(GIVEN EXERCISE): Starting at the first line of the data, print each line verbatim up to and including the line bearing "(topline) at (1,6)", omitting pictures.
■ ■ ■
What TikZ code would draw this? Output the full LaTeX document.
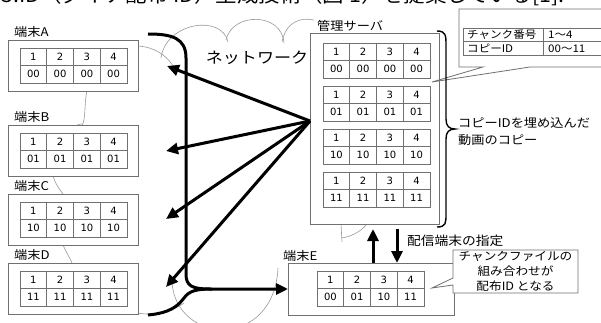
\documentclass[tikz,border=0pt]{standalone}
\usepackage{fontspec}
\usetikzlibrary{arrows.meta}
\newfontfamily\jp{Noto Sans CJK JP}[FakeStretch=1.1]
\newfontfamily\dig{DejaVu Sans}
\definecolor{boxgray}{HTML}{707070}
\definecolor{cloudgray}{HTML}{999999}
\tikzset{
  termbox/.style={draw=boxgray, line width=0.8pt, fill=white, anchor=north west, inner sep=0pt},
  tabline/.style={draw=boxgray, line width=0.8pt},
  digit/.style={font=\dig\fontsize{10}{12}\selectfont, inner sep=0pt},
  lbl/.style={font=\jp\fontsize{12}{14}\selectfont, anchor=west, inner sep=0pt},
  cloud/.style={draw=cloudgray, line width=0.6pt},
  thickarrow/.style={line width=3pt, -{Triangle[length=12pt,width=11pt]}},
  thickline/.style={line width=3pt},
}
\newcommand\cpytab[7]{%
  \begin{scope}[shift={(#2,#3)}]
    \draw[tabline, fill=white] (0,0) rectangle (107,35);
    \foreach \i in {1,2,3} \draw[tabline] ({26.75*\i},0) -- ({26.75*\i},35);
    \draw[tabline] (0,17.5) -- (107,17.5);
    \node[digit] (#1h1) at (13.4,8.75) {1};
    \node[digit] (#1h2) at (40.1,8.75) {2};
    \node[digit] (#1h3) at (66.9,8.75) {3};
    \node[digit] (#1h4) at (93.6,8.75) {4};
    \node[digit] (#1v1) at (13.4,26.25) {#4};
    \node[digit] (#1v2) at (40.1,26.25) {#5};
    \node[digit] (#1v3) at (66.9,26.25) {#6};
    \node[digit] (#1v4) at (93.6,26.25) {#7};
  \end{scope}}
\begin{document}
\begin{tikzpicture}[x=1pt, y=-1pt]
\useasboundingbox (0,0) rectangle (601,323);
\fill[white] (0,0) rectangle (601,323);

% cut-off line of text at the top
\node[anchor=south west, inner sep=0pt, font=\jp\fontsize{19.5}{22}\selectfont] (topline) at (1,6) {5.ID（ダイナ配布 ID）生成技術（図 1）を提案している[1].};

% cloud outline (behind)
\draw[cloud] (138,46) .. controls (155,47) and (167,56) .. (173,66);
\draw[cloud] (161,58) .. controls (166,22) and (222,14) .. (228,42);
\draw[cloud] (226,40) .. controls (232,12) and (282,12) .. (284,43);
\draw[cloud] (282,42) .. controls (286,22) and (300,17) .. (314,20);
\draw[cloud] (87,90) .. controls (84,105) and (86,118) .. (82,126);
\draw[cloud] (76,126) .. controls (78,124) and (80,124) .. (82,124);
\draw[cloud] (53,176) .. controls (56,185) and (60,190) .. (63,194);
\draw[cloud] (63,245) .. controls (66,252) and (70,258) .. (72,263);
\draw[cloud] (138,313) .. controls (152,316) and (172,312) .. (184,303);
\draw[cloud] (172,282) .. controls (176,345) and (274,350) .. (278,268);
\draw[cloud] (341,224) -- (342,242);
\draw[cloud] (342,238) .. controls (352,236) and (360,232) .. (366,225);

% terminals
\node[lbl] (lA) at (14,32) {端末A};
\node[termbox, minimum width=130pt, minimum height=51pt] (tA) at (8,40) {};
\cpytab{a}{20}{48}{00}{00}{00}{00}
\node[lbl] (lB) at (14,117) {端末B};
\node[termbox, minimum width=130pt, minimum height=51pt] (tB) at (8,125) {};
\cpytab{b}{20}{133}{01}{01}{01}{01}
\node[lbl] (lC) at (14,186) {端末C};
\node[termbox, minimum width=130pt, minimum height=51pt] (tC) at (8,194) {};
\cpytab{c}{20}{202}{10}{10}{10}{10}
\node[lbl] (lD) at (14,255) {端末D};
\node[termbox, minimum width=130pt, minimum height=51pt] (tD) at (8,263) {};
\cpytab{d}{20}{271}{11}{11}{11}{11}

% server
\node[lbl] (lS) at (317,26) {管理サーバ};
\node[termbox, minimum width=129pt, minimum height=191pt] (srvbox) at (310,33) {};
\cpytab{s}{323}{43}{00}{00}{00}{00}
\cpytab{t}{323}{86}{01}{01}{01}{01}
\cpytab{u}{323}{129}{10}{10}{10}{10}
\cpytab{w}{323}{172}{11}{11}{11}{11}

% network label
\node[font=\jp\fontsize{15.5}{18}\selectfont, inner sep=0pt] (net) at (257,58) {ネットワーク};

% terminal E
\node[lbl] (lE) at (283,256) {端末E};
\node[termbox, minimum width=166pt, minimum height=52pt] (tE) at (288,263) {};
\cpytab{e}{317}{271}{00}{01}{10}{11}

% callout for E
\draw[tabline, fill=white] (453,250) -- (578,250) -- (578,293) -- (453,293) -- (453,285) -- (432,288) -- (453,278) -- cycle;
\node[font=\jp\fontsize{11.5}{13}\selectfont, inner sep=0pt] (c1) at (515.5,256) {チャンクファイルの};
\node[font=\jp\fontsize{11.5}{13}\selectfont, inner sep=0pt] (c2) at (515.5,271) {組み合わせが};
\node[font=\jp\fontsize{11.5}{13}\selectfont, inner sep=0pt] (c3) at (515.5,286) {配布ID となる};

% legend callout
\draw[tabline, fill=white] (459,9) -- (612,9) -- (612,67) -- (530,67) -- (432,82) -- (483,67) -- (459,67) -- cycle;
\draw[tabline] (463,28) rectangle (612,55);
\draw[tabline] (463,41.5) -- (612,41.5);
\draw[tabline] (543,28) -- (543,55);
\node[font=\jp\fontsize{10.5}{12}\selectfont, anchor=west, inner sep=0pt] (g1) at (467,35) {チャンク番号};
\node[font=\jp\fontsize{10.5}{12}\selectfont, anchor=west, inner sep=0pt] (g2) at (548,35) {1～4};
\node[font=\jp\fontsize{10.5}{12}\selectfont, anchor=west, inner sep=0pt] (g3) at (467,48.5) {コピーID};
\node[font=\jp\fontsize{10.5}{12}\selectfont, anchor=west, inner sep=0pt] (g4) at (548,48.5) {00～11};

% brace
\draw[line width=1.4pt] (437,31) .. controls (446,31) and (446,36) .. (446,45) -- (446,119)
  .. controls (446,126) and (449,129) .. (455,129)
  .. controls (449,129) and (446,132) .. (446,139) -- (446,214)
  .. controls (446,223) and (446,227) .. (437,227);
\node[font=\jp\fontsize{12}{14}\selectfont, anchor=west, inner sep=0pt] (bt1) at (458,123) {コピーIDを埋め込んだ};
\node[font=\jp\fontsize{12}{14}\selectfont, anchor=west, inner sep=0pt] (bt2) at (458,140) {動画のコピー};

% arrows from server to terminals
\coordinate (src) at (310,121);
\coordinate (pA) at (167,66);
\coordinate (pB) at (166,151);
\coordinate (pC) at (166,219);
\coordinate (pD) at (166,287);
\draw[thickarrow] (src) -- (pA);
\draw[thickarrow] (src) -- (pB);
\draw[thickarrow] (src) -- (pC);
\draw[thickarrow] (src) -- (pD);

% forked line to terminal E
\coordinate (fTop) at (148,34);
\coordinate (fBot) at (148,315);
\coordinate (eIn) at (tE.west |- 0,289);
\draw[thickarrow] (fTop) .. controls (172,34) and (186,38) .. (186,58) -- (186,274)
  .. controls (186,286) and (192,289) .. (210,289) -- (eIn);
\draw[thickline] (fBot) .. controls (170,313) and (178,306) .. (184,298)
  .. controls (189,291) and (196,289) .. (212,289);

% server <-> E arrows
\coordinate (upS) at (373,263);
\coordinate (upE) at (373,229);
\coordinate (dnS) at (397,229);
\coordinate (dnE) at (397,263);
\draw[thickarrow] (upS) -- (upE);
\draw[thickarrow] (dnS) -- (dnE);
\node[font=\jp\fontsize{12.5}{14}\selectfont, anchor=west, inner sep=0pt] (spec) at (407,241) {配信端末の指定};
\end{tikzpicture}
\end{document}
■ ■ ■
(WRITTEN REPLY):
What TikZ code would draw this? Output the full LaTeX document.
\documentclass[tikz,border=0pt]{standalone}
\usepackage{fontspec}
\usetikzlibrary{arrows.meta}
\newfontfamily\jp{Noto Sans CJK JP}[FakeStretch=1.1]
\newfontfamily\dig{DejaVu Sans}
\definecolor{boxgray}{HTML}{707070}
\definecolor{cloudgray}{HTML}{999999}
\tikzset{
  termbox/.style={draw=boxgray, line width=0.8pt, fill=white, anchor=north west, inner sep=0pt},
  tabline/.style={draw=boxgray, line width=0.8pt},
  digit/.style={font=\dig\fontsize{10}{12}\selectfont, inner sep=0pt},
  lbl/.style={font=\jp\fontsize{12}{14}\selectfont, anchor=west, inner sep=0pt},
  cloud/.style={draw=cloudgray, line width=0.6pt},
  thickarrow/.style={line width=3pt, -{Triangle[length=12pt,width=11pt]}},
  thickline/.style={line width=3pt},
}
\newcommand\cpytab[7]{%
  \begin{scope}[shift={(#2,#3)}]
    \draw[tabline, fill=white] (0,0) rectangle (107,35);
    \foreach \i in {1,2,3} \draw[tabline] ({26.75*\i},0) -- ({26.75*\i},35);
    \draw[tabline] (0,17.5) -- (107,17.5);
    \node[digit] (#1h1) at (13.4,8.75) {1};
    \node[digit] (#1h2) at (40.1,8.75) {2};
    \node[digit] (#1h3) at (66.9,8.75) {3};
    \node[digit] (#1h4) at (93.6,8.75) {4};
    \node[digit] (#1v1) at (13.4,26.25) {#4};
    \node[digit] (#1v2) at (40.1,26.25) {#5};
    \node[digit] (#1v3) at (66.9,26.25) {#6};
    \node[digit] (#1v4) at (93.6,26.25) {#7};
  \end{scope}}
\begin{document}
\begin{tikzpicture}[x=1pt, y=-1pt]
\useasboundingbox (0,0) rectangle (601,323);
\fill[white] (0,0) rectangle (601,323);

% cut-off line of text at the top
\node[anchor=south west, inner sep=0pt, font=\jp\fontsize{19.5}{22}\selectfont] (topline) at (1,6) {5.ID（ダイナ配布 ID）生成技術（図 1）を提案している[1].};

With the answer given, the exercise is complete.